David Cameron has revealed Brexit makes him depressed and accuses Michael Gove and Boris Johnson of “trashing the government” with their campaign to leave the EU, in a candid interview ahead of the release of his memoirs.
In an interview (£) with the Times before For The Record hits bookshop shelves, the former prime minister explained how he thinks about losing the referendum “every single day” and what the consequences will be.
He also says a second referendum may be necessary to break the deadlock and criticises Johnson’s move to prorogue Parliament and strip 21 Tory MPs of the whip for rebelling.
Speaking from his London home, Cameron told Andrew Billen: “I think about this every day. Every single day I think about it, the referendum and the fact that we lost and the consequences and the things that could have been done differently, and I worry desperately about what is going to happen next.”
Asked if he found sleeping hard, he said: “I worry about it a lot. I worry about it a lot.”

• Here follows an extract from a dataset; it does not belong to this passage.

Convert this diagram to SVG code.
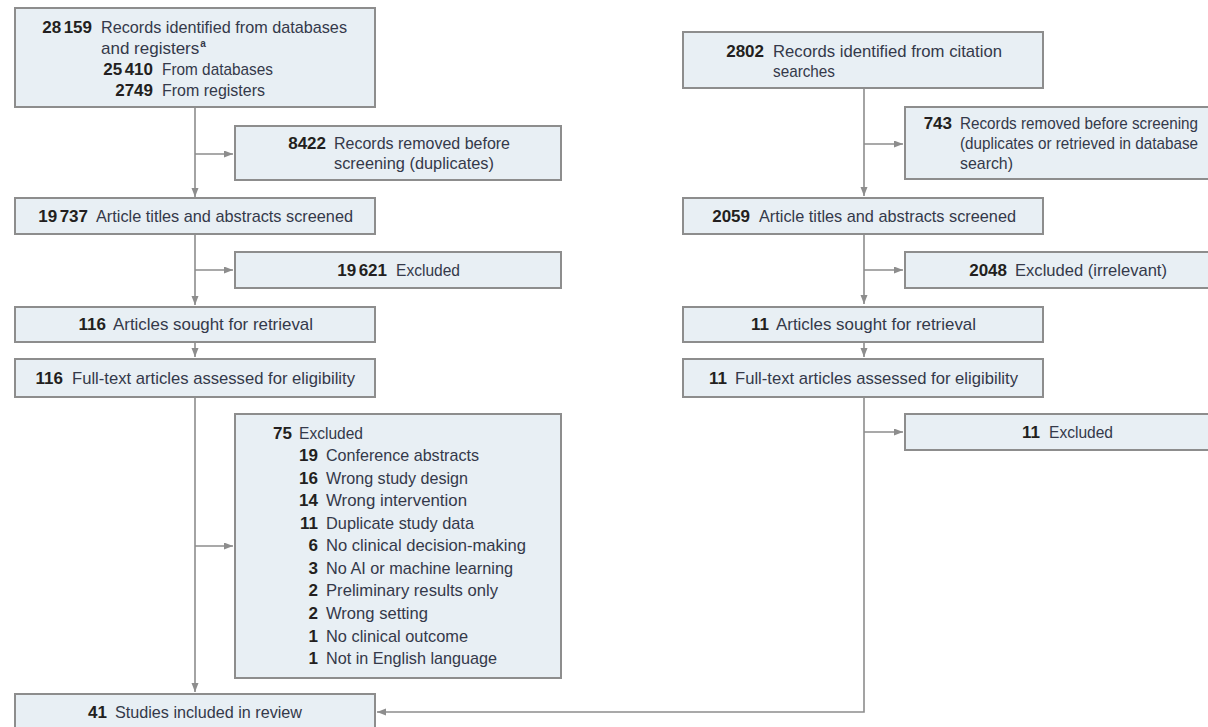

He said he had been under political pressure to hold a referendum in 2016 because there had been a series of treaties and the “issue was not going to go away”, adding he thought about it more than any other decision he made in government.
He reserves his most stinging criticism for his former Tory colleagues Michael Gove and Boris Johnson, who were instrumental in the Vote Leave campaign. He said the pair had left him feeling like he was “in a quagmire”. In the book he calls Gove “mendacious” and says the pair behaved “appallingly”.
In the interview, Cameron said Gove’s threat of Turkey joining the EU was “ridiculous” and accused him of creating a false narrative.
“There was a moment when I think it was Penny Mordaunt said on a Sunday morning show: ‘We have no power to stop Turkey joining the EU’. It’s just not true.”